**Stated problem:** Repeat every line of the data exactly, but not the pictures.

**Source material:**
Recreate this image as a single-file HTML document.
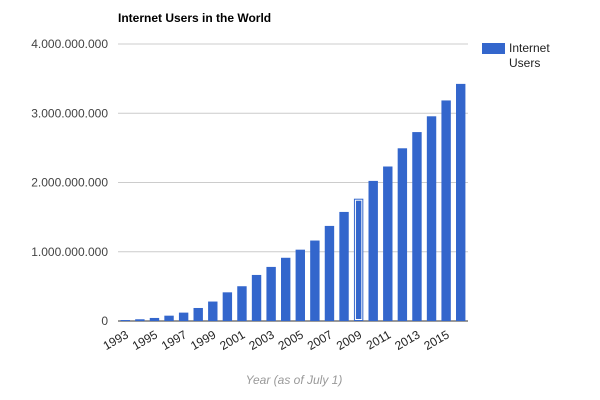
<!DOCTYPE html>
<html><head><meta charset="utf-8"><style>
body{margin:0;background:#fff;}
svg{font-family:"Liberation Sans",Arial,sans-serif;display:block}
</style></head><body>
<svg id="c" width="600" height="400">
<text x="118" y="22" font-size="12" font-weight="bold" fill="#000">Internet Users in the World</text>
<g id="grid"></g><g id="bars"></g><g id="xl"></g>
<rect x="482" y="43" width="23" height="11" fill="#3366cc"/>
<text x="509" y="52" font-size="12" fill="#222"><tspan x="509">Internet</tspan><tspan x="509" dy="15">Users</tspan></text>
<text x="294" y="384" font-size="12" font-style="italic" fill="#999" text-anchor="middle">Year (as of July 1)</text>
</svg>
<script>
const years=[1993,1994,1995,1996,1997,1998,1999,2000,2001,2002,2003,2004,2005,2006,2007,2008,2009,2010,2011,2012,2013,2014,2015,2016];
const users=[14,25,44,77,121,188,281,414,502,665,781,913,1030,1162,1373,1575,1766,2023,2231,2494,2728,2956,3185,3424];
const yTicks=[0,1000,2000,3000,4000];
const yTickLabels=["0","1.000.000.000","2.000.000.000","3.000.000.000","4.000.000.000"];
const highlightYear=2009;
const NS="http://www.w3.org/2000/svg";
const x0=118,x1=468,yb=321,yt=44;
const slot=(x1-x0)/years.length,bw=9.4;
const ys=v=>yb-(v/4000)*(yb-yt);
const xs=i=>x0+i*slot+(slot-bw)/2;
function mk(t,a,p){const e=document.createElementNS(NS,t);for(const k in a)e.setAttribute(k,a[k]);p.appendChild(e);return e;}
const g=document.getElementById('grid');
yTicks.forEach((v,i)=>{
 const l=mk('line',{x1:x0,x2:x1,y1:ys(v),y2:ys(v),stroke:v===0?'#333':'#ccc','stroke-width':1},g);
 
 
 const t=mk('text',{x:108,y:ys(v)+4,'font-size':12,fill:'#444','text-anchor':'end'},g);
 t.textContent=yTickLabels[i];
 
 
});
const b=document.getElementById('bars');
users.forEach((v,i)=>{
 const r=mk('rect',{x:xs(i),y:ys(v),width:bw,height:yb-ys(v),fill:'#3366cc'},b);
 
 
 if(years[i]===highlightYear){
  const h=mk('rect',{x:xs(i)+1.5,y:ys(v)+1.5,width:bw-3,height:yb-ys(v)-3,fill:'none',stroke:'#fff','stroke-width':1},b);
  
  
 }
});
const xl=document.getElementById('xl');
years.forEach((y,i)=>{
 if(i%2)return;
 const cx=x0+i*slot+slot/2+4,cy=yb+16;
 const t=mk('text',{x:cx,y:cy,'font-size':12,fill:'#222','text-anchor':'end',transform:`rotate(-30 ${cx} ${cy})`},xl);
 t.textContent=y;
 
 
});
</script>
</body></html>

**Task answer:**
Recreate this image as a single-file HTML document.
<!DOCTYPE html>
<html><head><meta charset="utf-8"><style>
body{margin:0;background:#fff;}
svg{font-family:"Liberation Sans",Arial,sans-serif;display:block}
</style></head><body>
<svg id="c" width="600" height="400">
<text x="118" y="22" font-size="12" font-weight="bold" fill="#000">Internet Users in the World</text>
<g id="grid"></g><g id="bars"></g><g id="xl"></g>
<rect x="482" y="43" width="23" height="11" fill="#3366cc"/>
<text x="509" y="52" font-size="12" fill="#222"><tspan x="509">Internet</tspan><tspan x="509" dy="15">Users</tspan></text>
<text x="294" y="384" font-size="12" font-style="italic" fill="#999" text-anchor="middle">Year (as of July 1)</text>
</svg>
<script>
const years=[1993,1994,1995,1996,1997,1998,1999,2000,2001,2002,2003,2004,2005,2006,2007,2008,2009,2010,2011,2012,2013,2014,2015,2016];
const users=[14,25,44,77,121,188,281,414,502,665,781,913,1030,1162,1373,1575,1766,2023,2231,2494,2728,2956,3185,3424];
const yTicks=[0,1000,2000,3000,4000];
const yTickLabels=["0","1.000.000.000","2.000.000.000","3.000.000.000","4.000.000.000"];
const highlightYear=2009;
const NS="http://www.w3.org/2000/svg";
const x0=118,x1=468,yb=321,yt=44;
const slot=(x1-x0)/years.length,bw=9.4;
const ys=v=>yb-(v/4000)*(yb-yt);
const xs=i=>x0+i*slot+(slot-bw)/2;
function mk(t,a,p){const e=document.createElementNS(NS,t);for(const k in a)e.setAttribute(k,a[k]);p.appendChild(e);return e;}
const g=document.getElementById('grid');
yTicks.forEach((v,i)=>{
 const l=mk('line',{x1:x0,x2:x1,y1:ys(v),y2:ys(v),stroke:v===0?'#333':'#ccc','stroke-width':1},g);
 
 
 const t=mk('text',{x:108,y:ys(v)+4,'font-size':12,fill:'#444','text-anchor':'end'},g);
 t.textContent=yTickLabels[i];
 
 
});
const b=document.getElementById('bars');
users.forEach((v,i)=>{
 const r=mk('rect',{x:xs(i),y:ys(v),width:bw,height:yb-ys(v),fill:'#3366cc'},b);
 
 
 if(years[i]===highlightYear){
  const h=mk('rect',{x:xs(i)+1.5,y:ys(v)+1.5,width:bw-3,height:yb-ys(v)-3,fill:'none',stroke:'#fff','stroke-width':1},b);
  
  
 }
});
const xl=document.getElementById('xl');
years.forEach((y,i)=>{
 if(i%2)return;
 const cx=x0+i*slot+slot/2+4,cy=yb+16;
 const t=mk('text',{x:cx,y:cy,'font-size':12,fill:'#222','text-anchor':'end',transform:`rotate(-30 ${cx} ${cy})`},xl);
 t.textContent=y;
 
 
});
</script>
</body></html>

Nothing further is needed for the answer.